Attorney Lisa Bloom bought it at auction for $2.29 million, but within three years she put it back up for sale. A large portion of the home was gutted in an effort to renovate it, but further remodeling stopped due to additional expenses required to meet local ordinances. It sold in July 2021, for $2.35 million, suffering a loss after the cost of the renovations
Less you believe the Perelson's were the only ones to suffer premature and unexpected death, it started many years before with the first owners of the house on 2475 Glendower Place. The home was built in 1925, for Harry Schumacher, a fruit shipper and his wife. They did not live long to enjoy their new home. Florence Schumacher died July 1, 1928, at age 41 from heart disease. The day after her burial Harry Schumacher became ill and died July 30, from pneumonia, he was 41 years old as well. In 1932, the Schumacher estate was offered on auction. This included the house and the furnishings.
The next owner was Welford Beaton. His son Donald died in 1931, shortly after moving there from a fatal infection related to blisters he got while playing tennis. Welford died in 1951, after suffering financial ruin.

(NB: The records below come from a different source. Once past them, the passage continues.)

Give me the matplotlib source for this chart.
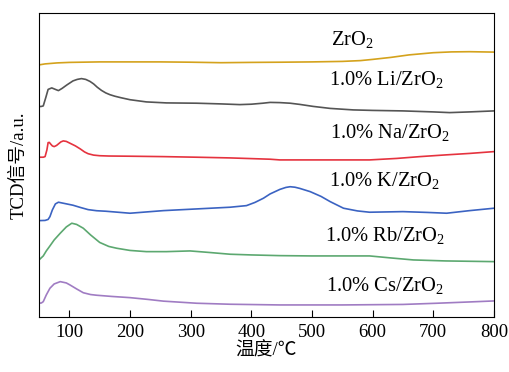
import numpy as np
import matplotlib
matplotlib.use("Agg")
import matplotlib.pyplot as plt

plt.rcParams['font.family'] = ['Liberation Serif', 'Noto Sans CJK SC']
plt.rcParams['mathtext.fontset'] = 'custom'
plt.rcParams['mathtext.rm'] = 'Liberation Serif'
plt.rcParams['mathtext.it'] = 'Liberation Serif:italic'

# curves (signal in arbitrary units, already offset)
t_zr = [50, 60, 80, 100, 150, 200, 250, 300, 350, 400, 450, 500, 550, 580, 600, 630, 660, 700, 730, 760, 800]
s_zr = [252, 253, 254, 254.5, 255, 255, 255, 254.7, 254.2, 254.5, 254.7, 255, 255.5, 256.3, 257.5, 259.5, 262, 264.2,
        265, 265.2, 264.8]

t_li = [50, 54, 57, 61, 65, 71, 77, 82, 88, 96, 106, 113, 120, 127, 134, 140, 146, 153, 160, 167, 175, 185, 200, 227,
        260, 310, 350, 381, 400, 419, 431, 447, 464, 480, 502, 530, 568, 600, 650, 700, 727, 760, 800]
y_li = [106.7, 106.5, 106, 98, 89.5, 88, 89.5, 90.7, 88.5, 85, 81, 79.5, 78.7, 79.5, 81.5, 84, 87.3, 90.5, 93, 94.8,
        96.3, 97.8, 99.8, 102, 103, 103.3, 104, 104.7, 104.3, 103.3, 102.5, 102.7, 103.3, 104.5, 106.5, 108.5, 110,
        110.5, 111, 112, 112.7, 112, 111]

t_na = [50, 57, 60, 63, 65, 67, 69, 72, 75, 79, 82, 86, 90, 95, 101, 110, 118, 125, 131, 140, 150, 165, 200, 255,
        310, 365, 431, 447, 500, 595, 640, 678, 720, 760, 800]
y_na = [157.3, 157.3, 156.7, 150, 142.7, 142.5, 144, 146, 146.7, 145.5, 144, 142, 141, 141.5, 143.3, 146, 149, 152,
        153.8, 155.2, 155.8, 156.1, 156.3, 156.7, 157.3, 158, 159.3, 160, 160, 160, 158.5, 156.7, 155, 153.5, 151.7]

t_k = [50, 60, 65, 68, 72, 77, 82, 90, 98, 106, 118, 131, 145, 160, 200, 255, 310, 365, 392, 406, 420, 431, 447, 457,
       464, 472, 480, 497, 515, 530, 552, 575, 595, 650, 690, 722, 760, 800]
y_k = [220.7, 220.5, 219.5, 216.7, 210, 204, 202.3, 203.3, 204.3, 205.3, 207.5, 209.7, 210.8, 211.3, 213.3, 210.7,
       209, 207.3, 205.7, 202.5, 198.3, 194, 189.5, 187.5, 186.8, 187.3, 188.5, 191.7, 196.5, 201.7, 208.3, 211,
       212.3, 211.7, 212.5, 213.3, 210.7, 208.3]

t_rb = [50, 57, 62, 68, 75, 85, 95, 104, 112, 123, 135, 150, 165, 178, 200, 227, 260, 299, 330, 365, 400, 447, 500,
        595, 630, 667, 720, 800]
y_rb = [260, 256, 251, 246, 240, 233.3, 227, 223.3, 224.5, 228.3, 235, 242.5, 246.5, 248.3, 250.5, 251.7, 251.7,
        251, 252.5, 254.3, 255, 255.7, 256, 256, 258, 260, 261, 261.7]

t_cs = [50, 54, 57, 62, 68, 75, 85, 95, 101, 112, 123, 135, 145, 170, 200, 230, 255, 310, 365, 447, 550, 650, 706,
        760, 800]
y_cs = [303.3, 303, 301.7, 295, 288.3, 284, 281.7, 283, 285, 289, 292.8, 294.6, 295.3, 296.5, 297.7, 299.5, 301.2,
        303.3, 304.3, 305, 305, 304.5, 303.3, 302, 301]

# the lower five were read as distances from the top, flip them
base = 317
s_li = [base - v for v in y_li]
s_na = [base - v for v in y_na]
s_k = [base - v for v in y_k]
s_rb = [base - v for v in y_rb]
s_cs = [base - v for v in y_cs]

labels = [r'ZrO$_2$', r'1.0% Li/ZrO$_2$', r'1.0% Na/ZrO$_2$', r'1.0% K/ZrO$_2$', r'1.0% Rb/ZrO$_2$', r'1.0% Cs/ZrO$_2$']
colors = ['#d4a21c', '#555555', '#e5333f', '#3b63c2', '#5ca870', '#a07cc3']
label_x = [566, 623, 628, 620, 620, 620]
label_y = [277, 237, 184, 136, 81, 31]

fig = plt.figure(figsize=(5.1, 3.72), dpi=100)
ax = fig.add_axes([0.0765, 0.148, 0.892, 0.816])

series = [(t_zr, s_zr), (t_li, s_li), (t_na, s_na), (t_k, s_k), (t_rb, s_rb), (t_cs, s_cs)]
for (t, s), c in zip(series, colors):
    ax.plot(t, s, color=c, lw=1.2)

for lab, x, y in zip(labels, label_x, label_y):
    ax.text(x, y, lab, fontsize=14.8, ha='center', va='center')

ax.set_xlim(50, 800)
ax.set_ylim(0, 303.5)
ax.set_xticks(range(100, 801, 100))
ax.set_yticks([])
ax.tick_params(axis='x', direction='in', length=5, labelsize=13.5, pad=5)
ax.set_xlabel('温度/℃', fontsize=13.5, labelpad=1)
ax.set_ylabel('TCD信号/a.u.', fontsize=13.5, labelpad=8)

fig.savefig('out.png', dpi=100)
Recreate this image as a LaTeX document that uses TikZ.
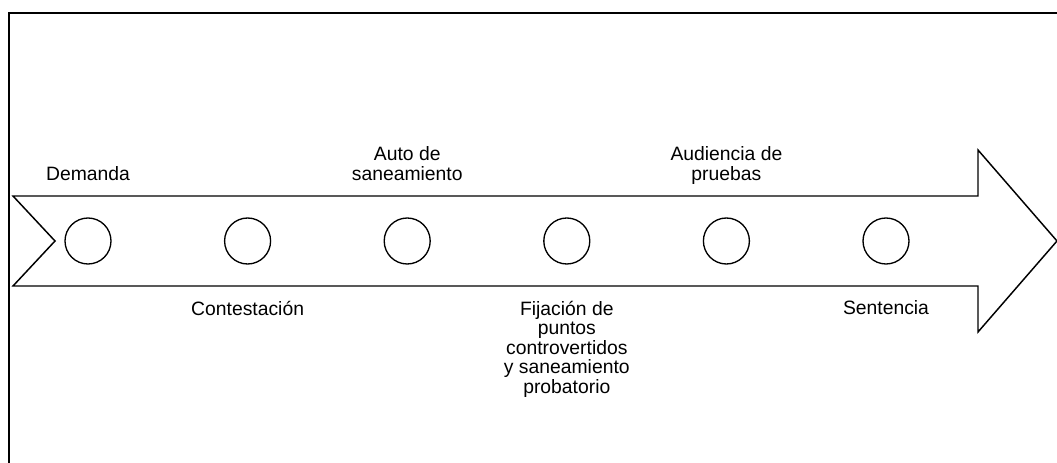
\documentclass[tikz,border=0pt]{standalone}
\usepackage{fontspec}
\setmainfont{Liberation Sans}
\usetikzlibrary{positioning}
\tikzset{
  stage/.style={circle,draw,line width=1pt,minimum size=34.5pt,inner sep=0pt},
  lbl/.style={align=center,inner sep=0pt,text depth=0pt,font=\fontsize{14.5pt}{14.7pt}\selectfont},
}
\begin{document}
\begin{tikzpicture}[x=0.75pt,y=0.75pt]
\useasboundingbox (0,0) rectangle (1057,-463);
% marco
\draw[line width=1.5pt] (9,-463) -- (9,-13) -- (1057,-13);
% flecha
\draw[line width=1.1pt,line join=miter] (13,-196) -- (978,-196) -- (978,-150) -- (1057,-241) -- (978,-332) -- (978,-286) -- (13,-286) -- (55,-241) -- cycle;
% etapas
\foreach \i in {1,...,6}
  \node[stage] (c\i) at ({88+159.6*(\i-1)},-241) {};
% arriba
\node[lbl,above=27.75pt of c1] (demanda) {Demanda};
\node[lbl,above=27.75pt of c3] (auto) {Auto de\\saneamiento};
\node[lbl,above=27.75pt of c5] (audiencia) {Audiencia de\\pruebas};
% abajo
\node[lbl,below=27pt of c2] (contestacion) {Contestación};
\node[lbl,below=27pt of c4] (fijacion) {Fijación de\\puntos\\controvertidos\\y saneamiento\\probatorio};
\node[lbl,below=27pt of c6] (sentencia) {Sentencia};
\end{tikzpicture}
\end{document}
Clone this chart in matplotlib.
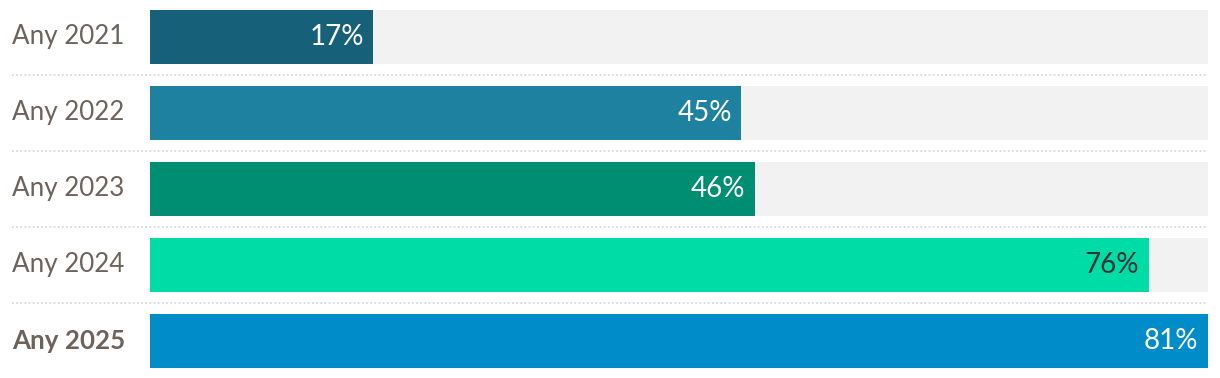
import matplotlib.pyplot as plt
from matplotlib.transforms import blended_transform_factory

# Data
years = ["Any 2021", "Any 2022", "Any 2023", "Any 2024", "Any 2025"]
values = [17, 45, 46, 76, 81]
colors = ["#17607a", "#1f81a0", "#008e72", "#00dca6", "#008bc9"]
label_colors = ["white", "white", "white", "#333333", "white"]

W, H = 1220, 378
fig = plt.figure(figsize=(W / 100, H / 100), dpi=100)
ax = fig.add_axes([150 / W, 0, 1058 / W, 1])

scale_max = 80.5
pitch = 76
top = -37 / pitch
ax.set_ylim(top + H / pitch, top)
ax.set_xlim(0, scale_max)
ax.axis("off")

ypos = list(range(len(years)))
bh = 54 / pitch
# background track
ax.barh(ypos, [scale_max] * len(years), height=bh, color="#f2f2f2", zorder=1)
ax.barh(ypos, values, height=bh, color=colors, zorder=2)

for y, v, c in zip(ypos, values, label_colors):
    ax.annotate(f"{v}%", (min(v, scale_max), y), xytext=(-7, 0),
                textcoords="offset points", ha="right", va="center",
                color=c, fontsize=20, family="Lato", zorder=3)

# category labels and dotted separators
trans = blended_transform_factory(fig.transFigure, ax.transData)
for i, name in enumerate(years):
    last = i == len(years) - 1
    fig.text(12 / W, i, name, transform=trans, ha="left", va="center",
             fontsize=18.7, family="Lato", color="#6e635a",
             fontweight="bold" if last else "normal")
    if not last:
        ax.plot([12 / W, 1208 / W], [i + 0.5, i + 0.5], transform=trans,
                color="#d4d4d4", linestyle=(0, (1, 1.5)), linewidth=1.2,
                clip_on=False)

fig.savefig("out.png", dpi=100)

In the book, Hollywood Obscura, legend trippers and paranormal investigators describe unusual experiences around the house. "A common occurrence seems to be the sounds of screams and moans being heard by intrepid ghost hunters in the wee morning house. The hunters have reported hearing the sound of a woman calling out, 'No!' in a terrified voice, followed by her frantic screaming and then silence." As to sightings, the most reported "are faces that stare out of the windows of the old mansion. The hunters tell of seeing the face of a woman staring at them through one of the upstairs windows; she will gaze at them for a few minutes and them simply vanish from sight."
Rudy Enriquez dismissed the stories of ghosts. He said, “I’ve never looked at it as being haunted. The only spooky thing there is me. Tell people to say their prayers every morning and evening and they’ll be OK."
Many neighbors thought the house would be demolished. One who was interviewed in 2009, said, “You can’t have a house sit empty for 50 years and not expect it to fall apart. It’s a tear-down now. It’s a shame.” However fate intervened, and now it hangs in the balance whether it will be razed to conform to local ordinances, or if the new owners will continue to keep the memories, and perhaps the ghosts among familiar surroundings.
The current owner, Zlotnitsky, is now facing foreclosure after he defaulted on $3.19 million following accrued interest. The home is slated to go on auction in June, 2024 and “sold as is”.
PYRENEES CASTLE
The castle was built in 1926, for the Basque rancher Sylvestre Dupuy, based on his memories of a chateau he saw as young boy growing up in Southern France. Within ten years he lost his fortune and died in April 1937. His children sold it in 1946.
Renamed the Pyrenees Castle Apartments, it was converted into an 8-apartment structure. Anna Dupuy, Sylvestre's widow lived there until her death in 1949.
By 1977, it was up for sale, and now called the Dupuy Castle. Every time it changed hands, the name would be changed as well. In 1985, it was called the Alhambra Castle by the realtor handling the new sale of the property. It did not sell for several years, the price being lowered until 1998, when Phil Spector bought it for little more than a $1 million.
It was rumored he moved to the property to escape accusations of drunken rages and domestic abuse. He'd been married several time, and had four children. His nine-year-old son Phillip died in 1991 from leukemia. In 2003, he was arrested for the murder of actress Lana Clarkson, 40. He shot her in the mouth, and said she had accidentally committed suicide, however his driver, who made the emergency call from the Castle, later testified that Spector said, "I think I've killed someone." He was convicted of her murder in 2009. He died January, 2021, age 81 serving his prison sentence.
In May 2021, The Pyrenees Castle sold for $3.3 million, a 40% discount from its original $5.5 million listing price in 2019.